From the entries below, copy every line that holds the word "with".

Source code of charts
------------------------------
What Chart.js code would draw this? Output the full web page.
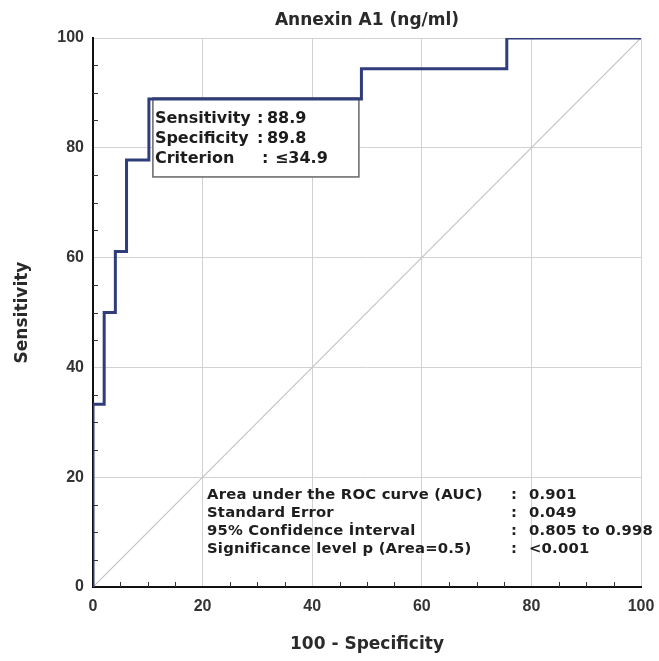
<!DOCTYPE html>
<html lang="en">

<head>
    <meta charset="UTF-8">
    <title>Annexin A1 ROC</title>
    <script src="https://cdn.jsdelivr.net/npm/chart.js"></script>
    <style>
        body { margin: 0; background: #fff; }
    </style>
</head>

<body>
    <canvas id="roc" width="659" height="661"></canvas>
</body>

<script>
    // ROC points (100 - specificity, sensitivity)
    var fpr = [0, 0, 2.04, 4.08, 6.12, 10.2, 48.98, 75.51, 100];
    var tpr = [0, 33.3, 50, 61.1, 77.8, 88.9, 94.4, 100, 100];

    var diagX = [0, 100];
    var diagY = [0, 100];

    var cutX = 10.2;
    var cutY = 88.9;

    var boxLabels = ['Sensitivity', 'Specificity', 'Criterion'];
    var boxValues = ['88.9', '89.8', '\u226434.9'];

    var statLabels = [
        'Area under the ROC curve (AUC)',
        'Standard Error',
        '95% Confidence \u0130nterval',
        'Significance level p (Area=0.5)'
    ];
    var statValues = ['0.901', '0.049', '0.805 to 0.998', '<0.001'];

    var minorTicks = [5, 10, 15, 25, 30, 35, 45, 50, 55, 65, 70, 75, 85, 90, 95];

    var rocPoints = fpr.map((x, i) => ({ x: x, y: tpr[i] }));
    var diagPoints = diagX.map((x, i) => ({ x: x, y: diagY[i] }));

    // minor tick marks drawn inside the plot along both axes
    var minorTickPlugin = {
        id: 'minorTicks',
        afterDraw(chart) {
            var ctx = chart.ctx;
            var xs = chart.scales.x, ys = chart.scales.y;
            var a = chart.chartArea;
            ctx.save();
            ctx.strokeStyle = '#333';
            ctx.lineWidth = 1;
            ctx.beginPath();
            minorTicks.forEach(v => {
                var px = Math.round(xs.getPixelForValue(v)) + 0.5;
                ctx.moveTo(px, a.bottom);
                ctx.lineTo(px, a.bottom - 5);
                var py = Math.round(ys.getPixelForValue(v)) + 0.5;
                ctx.moveTo(a.left, py);
                ctx.lineTo(a.left + 5, py);
            });
            ctx.stroke();
            ctx.restore();
        }
    };

    // box with the optimal cut-off, sits under the curve
    var cutoffBoxPlugin = {
        id: 'cutoffBox',
        beforeDatasetsDraw(chart) {
            var ctx = chart.ctx;
            var left = chart.scales.x.getPixelForValue(cutX) + 4;
            var top = chart.scales.y.getPixelForValue(cutY) - 1;
            var w = 206, h = 79;
            ctx.save();
            ctx.fillStyle = '#fff';
            ctx.fillRect(left, top, w, h);
            ctx.strokeStyle = '#666';
            ctx.lineWidth = 1.5;
            ctx.strokeRect(left, top, w, h);
            ctx.fillStyle = '#1c1c1c';
            ctx.font = 'bold 16px "DejaVu Sans"';
            ctx.textBaseline = 'middle';
            var rowY = [21, 41, 61];
            var colonX = [104, 104, 109];
            var valX = [114, 114, 122];
            boxLabels.forEach((lab, i) => {
                ctx.fillText(lab, left + 2, top + rowY[i]);
                ctx.fillText(':', left + colonX[i], top + rowY[i]);
                ctx.fillText(boxValues[i], left + valX[i], top + rowY[i]);
            });
            ctx.restore();
        }
    };

    // AUC summary in the lower right of the plot
    var statsPlugin = {
        id: 'stats',
        afterDatasetsDraw(chart) {
            var ctx = chart.ctx;
            var a = chart.chartArea;
            ctx.save();
            ctx.fillStyle = '#1e1e1e';
            ctx.font = 'bold 14.8px "DejaVu Sans"';
            ctx.letterSpacing = '0.2px';
            ctx.textBaseline = 'middle';
            statLabels.forEach((lab, i) => {
                var y = a.bottom - 92 + i * 18;
                ctx.fillText(lab, a.left + 114, y);
                ctx.fillText(':', a.left + 418, y);
                ctx.fillText(statValues[i], a.left + 436, y);
            });
            ctx.restore();
        }
    };

    var tickFont = { family: 'Liberation Sans', size: 16, weight: 'bold' };
    var titleFont = { family: 'DejaVu Sans', size: 17, weight: 'bold' };

    new Chart(document.getElementById('roc'), {
        type: 'scatter',
        data: {
            datasets: [
                {
                    data: rocPoints,
                    showLine: true,
                    stepped: 'before',
                    borderColor: '#2f3d7a',
                    borderWidth: 3,
                    pointRadius: 0,
                    fill: false
                },
                {
                    data: diagPoints,
                    showLine: true,
                    borderColor: '#c4c4c4',
                    borderWidth: 1.2,
                    pointRadius: 0,
                    fill: false
                }
            ]
        },
        options: {
            responsive: false,
            animation: false,
            devicePixelRatio: 1,
            layout: { padding: { left: 0, right: 18, top: 0, bottom: 0 } },
            plugins: {
                legend: { display: false },
                tooltip: { enabled: false },
                title: { display: false }
            },
            scales: {
                // top axis only carries the chart title, centred over the plot
                top: {
                    type: 'linear',
                    position: 'top',
                    min: 0,
                    max: 100,
                    ticks: { display: false },
                    grid: { display: false, drawTicks: false },
                    border: { display: false },
                    title: {
                        display: true,
                        text: 'Annexin A1 (ng/ml)',
                        color: '#2a2a2a',
                        font: titleFont,
                        padding: { top: 10, bottom: 0 }
                    },
                    afterFit(s) { s.height = 38; s.paddingLeft = 0; s.paddingRight = 0; }
                },
                x: {
                    type: 'linear',
                    min: 0,
                    max: 100,
                    ticks: { stepSize: 20, color: '#333', font: tickFont, padding: 10, maxRotation: 0 },
                    grid: { color: '#d2d2d2', drawTicks: false },
                    border: { color: '#111', width: 2 },
                    title: {
                        display: true,
                        text: '100 - Specificity',
                        color: '#2a2a2a',
                        font: titleFont,
                        padding: { top: 0, bottom: 6 }
                    },
                    afterFit(s) { s.height = 74; s.paddingLeft = 0; s.paddingRight = 0; }
                },
                y: {
                    type: 'linear',
                    min: 0,
                    max: 100,
                    ticks: { stepSize: 20, color: '#333', font: tickFont, padding: 9 },
                    grid: { color: '#d2d2d2', drawTicks: false },
                    border: { color: '#111', width: 2 },
                    title: {
                        display: true,
                        text: 'Sensitivity',
                        color: '#2a2a2a',
                        font: titleFont,
                        padding: { top: 12, bottom: 0 }
                    },
                    afterFit(s) { s.width = 93; }
                }
            }
        },
        plugins: [cutoffBoxPlugin, statsPlugin, minorTickPlugin]
    });
</script>

</html>
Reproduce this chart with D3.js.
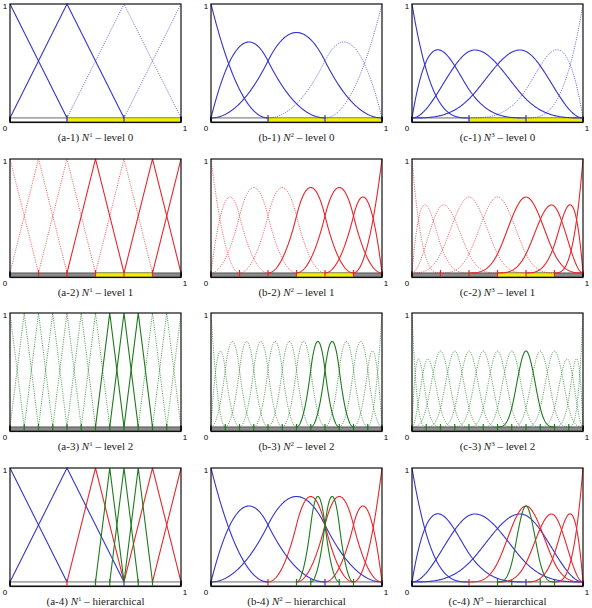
------------------------------
• **Complete output**
    // box with the optimal cut-off, sits under the curve
Reproduce this chart with D3.js.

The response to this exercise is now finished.